While CMS is holding MA plans accountable, the operational reality is that the work will cascade downstream. This rule is directly relevant to:

  • Medical groups that rely on MA reimbursement;

  • Back-office organizations that perform enrollment functions on behalf of providers;

  • Physician staffing firms, such as large multispecialty staffing organizations, that bill for services;

  • Provider staffing firms whose hospital clients require enrollment support; and

  • MA plans themselves, which are now highly incentivized to clean up and validate their rosters.

For these groups, inaccurate or incomplete enrollment files are now a significant financial risk. Why? While the intent of the rule is to regulate MA plans, the practical consequences land squarely on providers and the organizations that support them.

If a physician is not properly enrolled in a MA plan, the could be several severe outcomes::

  • The provider may be removed from the MA plan’s director;y

  • Claims may be denied;

  • Reimbursement may be delayed or lost; or 

  • Administrative costs could increase as teams scramble to fix enrollment gaps.

No provider group wants to discover a problem only after denials start arriving. And while it is unlikely that a staffing firm would sideline a physician over a single payer enrollment issue—particularly if that physician is enrolled with Medicare, Medicaid, or other commercial payers—the financial and operational friction could add up quickly.

How Organizations Should Be Thinking About This Rule–and Where Radiant Can Help

From a leadership perspective, this rule raises a simple question: Are your enrollment files accurate, current, and defensible?

CMS has effectively shifted the burden of proof.

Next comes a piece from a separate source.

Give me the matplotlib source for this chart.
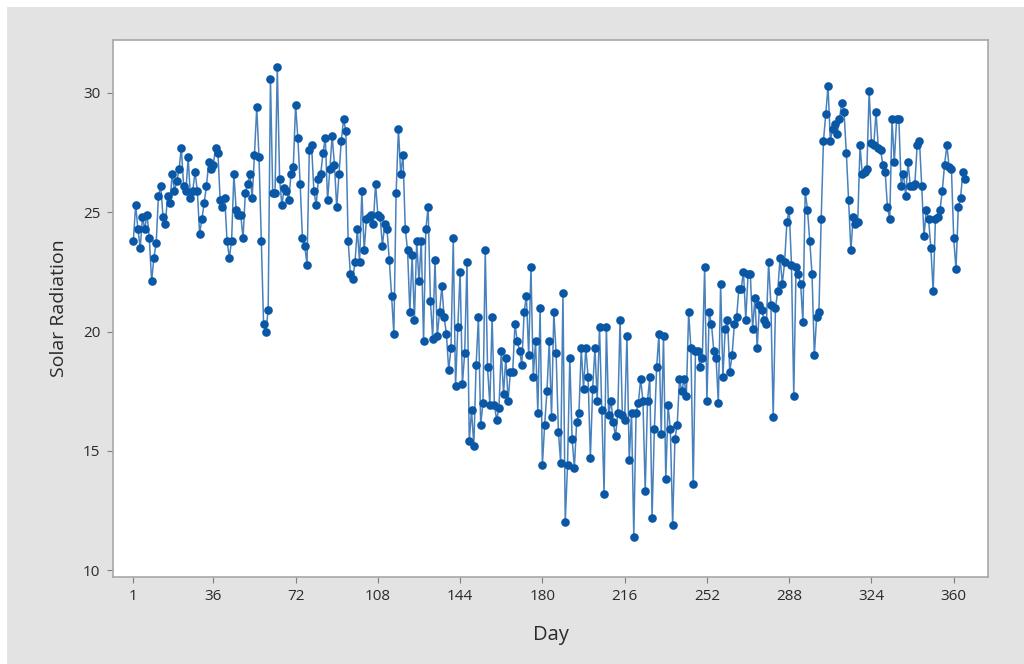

Medicare Advantage plans must prove accuracy, and, increasingly, these plans will require that their provider partners to do the same. That expectation means more frequent roster validation, tighter documentation standards, and faster turnaround times.

At Radiant Healthcare, we help organizations succeed during these types of regulatory shifts. 

Our teams perform enrollment-related credentialing for tens of thousands of clinicians each year. We focus specifically on enrollment accuracy—ensuring providers are properly enrolled, documentation is complete, rosters are current, and compliance requirements are met.

As CMS raises the bar for MA plans, providers, hospitals, and staffing organizations will need partners who understand the difference between clinical credentialing and enrollment credentialing—and who can operate at scale without sacrificing accuracy.

The Bottom Line

CMS’s new rule is significant. Medicare Advantage plans can no longer rely on inflated directories, and providers can no longer assume enrollment errors will quietly go unnoticed.

Accuracy is now a compliance requirement, not a best practice.

Organizations that get ahead of this shift by tightening enrollment workflows and ensuring accurate documentation will avoid unnecessary denials, administrative churn, and revenue disruption. Those that do not will feel the impact quickly.